The Real Troll wrote:
Has anyone noticed the similarity between WoTC's latest incarnation of their Dungeons and Dragon product mix and the demise of other companies such as Avalon Hill and TSR? Just prior to the demise of Avalon Hill and TSR, each spread their product lines accross board games, RPG, and Computer Games. Each dedicated a great deal of resources in terms of time and cash toward developing computer games derived from or branded with their pen and paper board games.

1. TSR farmed their computer licenses out (to SSI first then to someone else I can't recall offhand). They spread themselves WAY too thin, trying to put out too much product in too many media - and at time when the economy was poor.

2. Avalon Hill - I'm not sure what happened with them, but they wound up getting bailed out by Hasbro itself (and, to some extent, still exist today, though in a very different form than they did).

I could see the WotC division of Hasbro possibly following TSR's lead - though I think the effort to reign in the licenses and relaunch everything may actually SAVE them.
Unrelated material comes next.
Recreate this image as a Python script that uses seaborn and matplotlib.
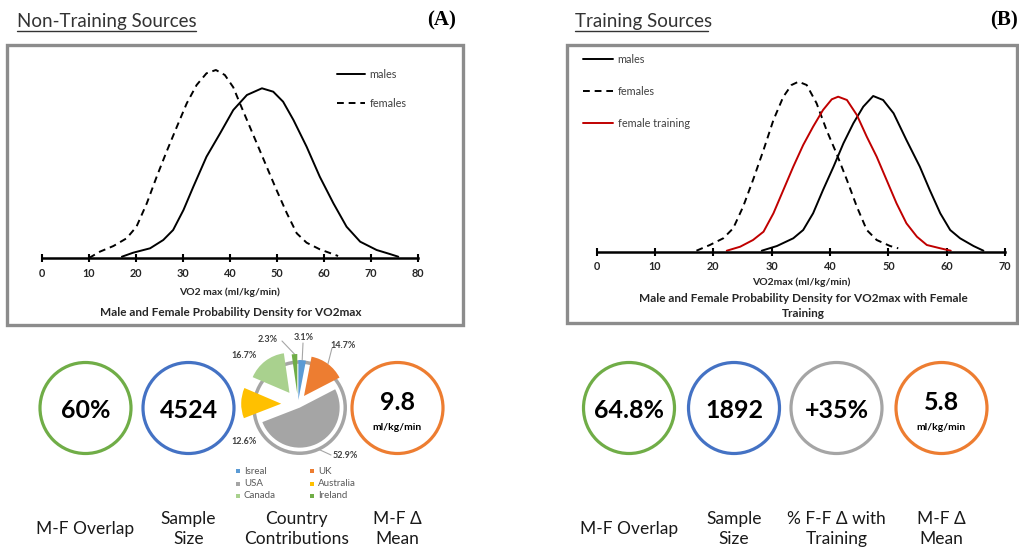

If they go belly up, Hasbro gets a tax write-off. If they don't, Hasbro gets a jump in profits; win-win for them...
The only real connection to what happened to TSR and WotC is that the economy is weak now, just as it was starting to be when TSR collapsed. Oh, and they own the D&D license. That's pretty much it.


Thank you for someone catching the Chaosium reference there, otherwise I was about to go on a tirade. I *love* Chaosium, and it is a company which remains excellent despite years and years of product being available.

Now as for will Hasbro or even the Wizards of the Coast go under if 4th edition tanks? I don't think so. I think the most we'll see is sales being less than expected, and that's if the system is itself awful. If it's good, then I think the profits will come rolling in.

As for Wizards spreading themselves too thin, it's debatable. Points to consider:

The Dungeons and Dragons Online MMO was released much earlier, and while still being supported it's already out there and was released during the life cycle of 3.5

As far as video games go, many Dungeons and Dragons titles have actually sold very well. The Baldur's Gate franchise (as well as, to a lesser extent, the Baldur's Gate: Dark Alliance line) did quite well. I can't really comment on R.A. Salvatore's Demonstone as I never played it, but it seemed passably fun.

The same can be said for the Dungeons and Dragons board game. I don't think it's still being produced at this point, so I wouldn't really count that as a profit or loss.

The Miniatures game continues to sell well, both as a tie-in product and also for the miniatures themselves which are mostly of fair to good quality. I don't know what the tournament scene is like for it, but it might be going well.

So it seems to me while they are in a lot of different venues, none of them are selling reasonably poorly. As for the failure of TSR towards the end, a lot of things lead to their downfall, far more than simply trying out a new medium or two for the product. They were cranking out settings and products faster than could be believed, sometimes with little concern for whether or not they would sell.

I don't think we'll see the company fold, and I think that 4e will do fine once it's out in player's hands and no longer under the purview of the marketing department. But that's just my two cents.

Sczarni

CEBrown wrote:


I could see the WotC division of Hasbro possibly following TSR's lead - though I think the effort to reign in the licenses and relaunch everything may actually SAVE them.

As long as they have Magic, WOTC will not go Belly-up


But they might nevertheless manage to hurt the D&D brand so bad that they'd eventually toss it for someone to pick up once it is not profitable enough anymore. They'd go back to their core business of TCG and Minis.


Charles Evans 25 wrote:

I don't think a company of Hasbro's size is going to fold just like that; I suspect that it would take an ENRON sized scandal (or maybe what might have happened to the French bank Societe Generale, had they not discovered their level of risk in time) to wipe Hasbro out.

How about a toy box full of lead paint coated toys? When the lawsuits hit on that, it won't be pretty.